Required task →
Exactly the lines from the one with "Give me the TikZ source for this diagram." through the one with "- FB\\NO ACID\\NO" should be returned, both ends included and nothing else. Omit any pictures.

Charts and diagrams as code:
§ §

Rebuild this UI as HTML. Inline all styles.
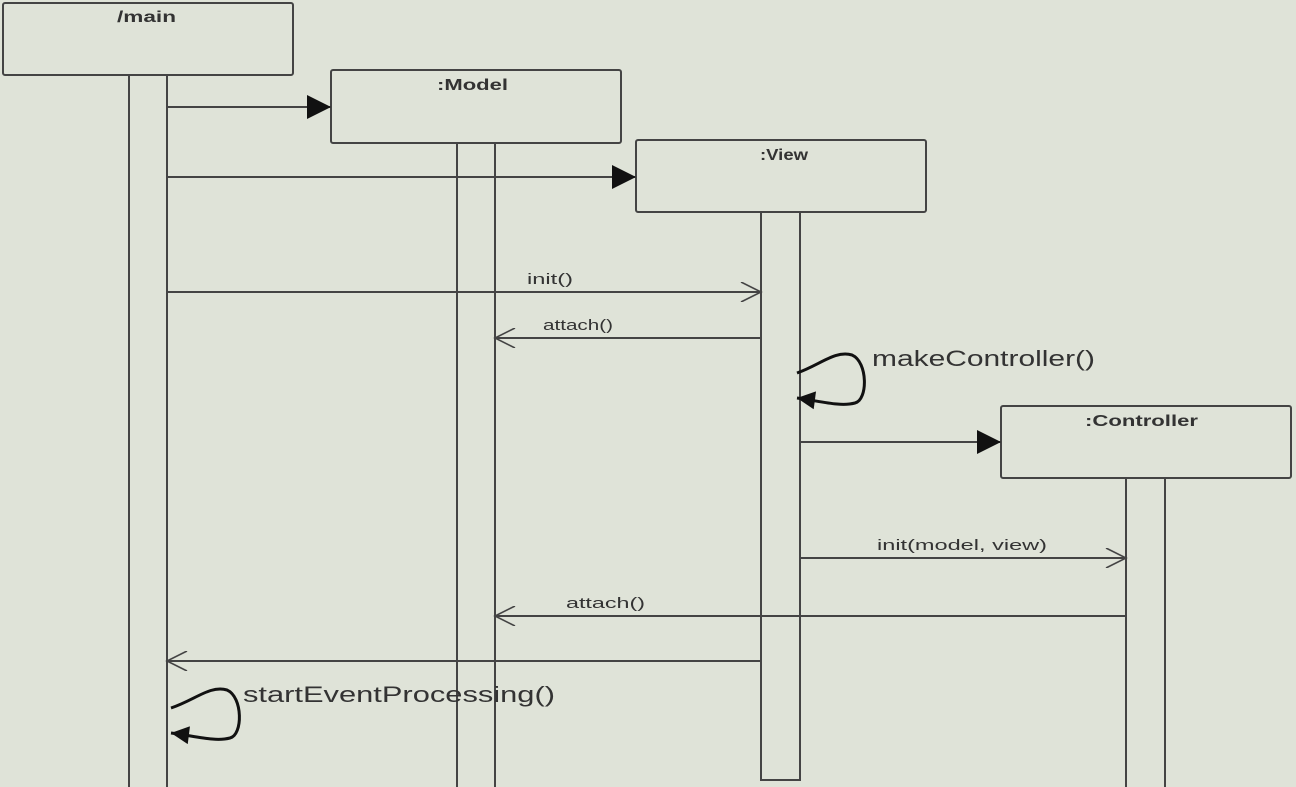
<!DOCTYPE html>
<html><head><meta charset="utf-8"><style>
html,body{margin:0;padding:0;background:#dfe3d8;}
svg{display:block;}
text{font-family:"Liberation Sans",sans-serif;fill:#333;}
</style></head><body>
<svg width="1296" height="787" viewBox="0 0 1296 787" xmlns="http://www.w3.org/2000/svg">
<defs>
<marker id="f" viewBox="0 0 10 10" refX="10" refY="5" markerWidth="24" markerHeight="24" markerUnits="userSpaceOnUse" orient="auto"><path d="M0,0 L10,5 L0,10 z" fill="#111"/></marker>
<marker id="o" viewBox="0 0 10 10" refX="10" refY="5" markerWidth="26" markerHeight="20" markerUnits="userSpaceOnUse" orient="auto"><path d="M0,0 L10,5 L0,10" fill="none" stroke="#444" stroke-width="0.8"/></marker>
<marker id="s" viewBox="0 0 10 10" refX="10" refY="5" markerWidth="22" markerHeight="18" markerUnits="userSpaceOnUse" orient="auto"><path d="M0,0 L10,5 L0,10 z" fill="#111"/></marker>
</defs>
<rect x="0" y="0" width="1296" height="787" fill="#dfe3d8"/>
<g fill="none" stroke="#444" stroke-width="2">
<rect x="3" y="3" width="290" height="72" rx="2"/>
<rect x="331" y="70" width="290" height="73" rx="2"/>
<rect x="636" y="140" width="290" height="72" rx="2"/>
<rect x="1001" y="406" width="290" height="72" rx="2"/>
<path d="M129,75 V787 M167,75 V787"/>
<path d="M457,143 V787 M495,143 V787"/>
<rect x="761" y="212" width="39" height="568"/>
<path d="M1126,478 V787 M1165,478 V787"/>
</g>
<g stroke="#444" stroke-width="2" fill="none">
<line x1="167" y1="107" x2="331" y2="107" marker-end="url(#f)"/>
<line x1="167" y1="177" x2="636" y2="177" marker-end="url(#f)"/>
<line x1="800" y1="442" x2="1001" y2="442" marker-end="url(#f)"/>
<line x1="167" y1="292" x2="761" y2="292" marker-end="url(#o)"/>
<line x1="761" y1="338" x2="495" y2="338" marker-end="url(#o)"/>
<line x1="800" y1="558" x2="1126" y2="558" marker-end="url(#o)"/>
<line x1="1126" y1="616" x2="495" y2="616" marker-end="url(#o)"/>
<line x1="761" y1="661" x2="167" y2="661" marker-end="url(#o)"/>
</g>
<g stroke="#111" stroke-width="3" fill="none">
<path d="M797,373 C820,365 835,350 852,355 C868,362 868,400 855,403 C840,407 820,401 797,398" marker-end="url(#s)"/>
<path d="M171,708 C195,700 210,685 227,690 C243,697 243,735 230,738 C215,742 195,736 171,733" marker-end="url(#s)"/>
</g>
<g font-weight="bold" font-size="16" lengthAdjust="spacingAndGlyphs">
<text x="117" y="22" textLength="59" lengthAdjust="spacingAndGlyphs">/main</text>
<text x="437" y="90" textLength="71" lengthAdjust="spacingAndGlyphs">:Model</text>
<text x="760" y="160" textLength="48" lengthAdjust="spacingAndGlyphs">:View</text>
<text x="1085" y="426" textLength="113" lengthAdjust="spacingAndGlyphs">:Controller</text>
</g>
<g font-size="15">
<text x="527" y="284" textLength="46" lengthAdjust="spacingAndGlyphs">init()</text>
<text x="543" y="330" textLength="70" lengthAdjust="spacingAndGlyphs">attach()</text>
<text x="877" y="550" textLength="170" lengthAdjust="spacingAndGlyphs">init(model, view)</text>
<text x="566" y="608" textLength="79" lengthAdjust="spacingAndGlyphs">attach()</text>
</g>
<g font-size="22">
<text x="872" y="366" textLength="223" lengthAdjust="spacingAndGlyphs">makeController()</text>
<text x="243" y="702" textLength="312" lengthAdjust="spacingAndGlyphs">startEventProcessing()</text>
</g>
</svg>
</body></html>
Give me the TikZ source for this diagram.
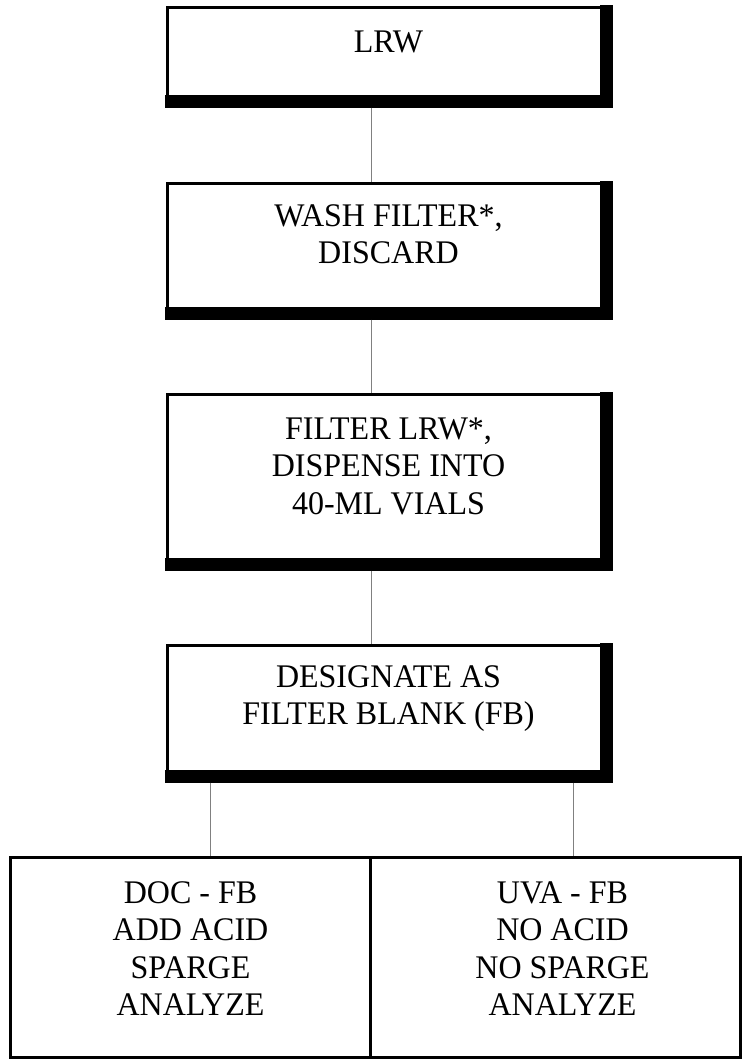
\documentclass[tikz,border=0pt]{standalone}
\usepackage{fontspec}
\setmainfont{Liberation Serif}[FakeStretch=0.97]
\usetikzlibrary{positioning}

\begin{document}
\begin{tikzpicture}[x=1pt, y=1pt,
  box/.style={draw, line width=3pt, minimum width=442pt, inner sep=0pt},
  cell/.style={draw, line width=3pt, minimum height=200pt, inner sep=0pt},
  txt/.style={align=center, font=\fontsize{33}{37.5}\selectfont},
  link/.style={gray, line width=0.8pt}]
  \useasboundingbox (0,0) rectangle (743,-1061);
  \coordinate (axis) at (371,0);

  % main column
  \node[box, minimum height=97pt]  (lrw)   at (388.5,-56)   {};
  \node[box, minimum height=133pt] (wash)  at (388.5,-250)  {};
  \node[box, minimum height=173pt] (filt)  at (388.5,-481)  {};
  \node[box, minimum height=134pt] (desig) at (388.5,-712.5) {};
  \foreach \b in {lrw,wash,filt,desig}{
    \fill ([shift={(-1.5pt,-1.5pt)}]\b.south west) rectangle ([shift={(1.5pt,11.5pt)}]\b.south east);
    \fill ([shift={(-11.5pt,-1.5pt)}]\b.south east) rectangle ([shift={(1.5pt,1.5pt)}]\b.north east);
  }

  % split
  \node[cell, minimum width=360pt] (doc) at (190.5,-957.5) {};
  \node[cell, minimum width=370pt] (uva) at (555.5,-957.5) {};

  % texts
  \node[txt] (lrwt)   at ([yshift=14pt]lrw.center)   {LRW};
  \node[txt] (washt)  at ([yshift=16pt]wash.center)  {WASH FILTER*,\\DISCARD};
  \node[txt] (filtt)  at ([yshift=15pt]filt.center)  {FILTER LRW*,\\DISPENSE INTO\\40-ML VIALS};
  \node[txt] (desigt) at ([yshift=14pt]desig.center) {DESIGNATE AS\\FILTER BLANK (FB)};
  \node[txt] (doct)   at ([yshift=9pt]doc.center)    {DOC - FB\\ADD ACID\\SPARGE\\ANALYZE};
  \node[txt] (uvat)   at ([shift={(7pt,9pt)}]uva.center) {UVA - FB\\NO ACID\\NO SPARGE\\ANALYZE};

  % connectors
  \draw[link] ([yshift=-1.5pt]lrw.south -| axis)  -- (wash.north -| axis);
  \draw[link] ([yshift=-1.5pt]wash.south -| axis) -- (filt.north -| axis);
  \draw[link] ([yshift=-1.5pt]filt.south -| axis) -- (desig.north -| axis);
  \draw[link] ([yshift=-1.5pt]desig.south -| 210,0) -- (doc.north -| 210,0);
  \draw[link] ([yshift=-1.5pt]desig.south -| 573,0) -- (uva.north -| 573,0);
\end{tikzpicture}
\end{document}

§ §

Full response →
Give me the TikZ source for this diagram.
\documentclass[tikz,border=0pt]{standalone}
\usepackage{fontspec}
\setmainfont{Liberation Serif}[FakeStretch=0.97]
\usetikzlibrary{positioning}

\begin{document}
\begin{tikzpicture}[x=1pt, y=1pt,
  box/.style={draw, line width=3pt, minimum width=442pt, inner sep=0pt},
  cell/.style={draw, line width=3pt, minimum height=200pt, inner sep=0pt},
  txt/.style={align=center, font=\fontsize{33}{37.5}\selectfont},
  link/.style={gray, line width=0.8pt}]
  \useasboundingbox (0,0) rectangle (743,-1061);
  \coordinate (axis) at (371,0);

  % main column
  \node[box, minimum height=97pt]  (lrw)   at (388.5,-56)   {};
  \node[box, minimum height=133pt] (wash)  at (388.5,-250)  {};
  \node[box, minimum height=173pt] (filt)  at (388.5,-481)  {};
  \node[box, minimum height=134pt] (desig) at (388.5,-712.5) {};
  \foreach \b in {lrw,wash,filt,desig}{
    \fill ([shift={(-1.5pt,-1.5pt)}]\b.south west) rectangle ([shift={(1.5pt,11.5pt)}]\b.south east);
    \fill ([shift={(-11.5pt,-1.5pt)}]\b.south east) rectangle ([shift={(1.5pt,1.5pt)}]\b.north east);
  }

  % split
  \node[cell, minimum width=360pt] (doc) at (190.5,-957.5) {};
  \node[cell, minimum width=370pt] (uva) at (555.5,-957.5) {};

  % texts
  \node[txt] (lrwt)   at ([yshift=14pt]lrw.center)   {LRW};
  \node[txt] (washt)  at ([yshift=16pt]wash.center)  {WASH FILTER*,\\DISCARD};
  \node[txt] (filtt)  at ([yshift=15pt]filt.center)  {FILTER LRW*,\\DISPENSE INTO\\40-ML VIALS};
  \node[txt] (desigt) at ([yshift=14pt]desig.center) {DESIGNATE AS\\FILTER BLANK (FB)};
  \node[txt] (doct)   at ([yshift=9pt]doc.center)    {DOC - FB\\ADD ACID\\SPARGE\\ANALYZE};
  \node[txt] (uvat)   at ([shift={(7pt,9pt)}]uva.center) {UVA - FB\\NO ACID\\NO SPARGE\\ANALYZE};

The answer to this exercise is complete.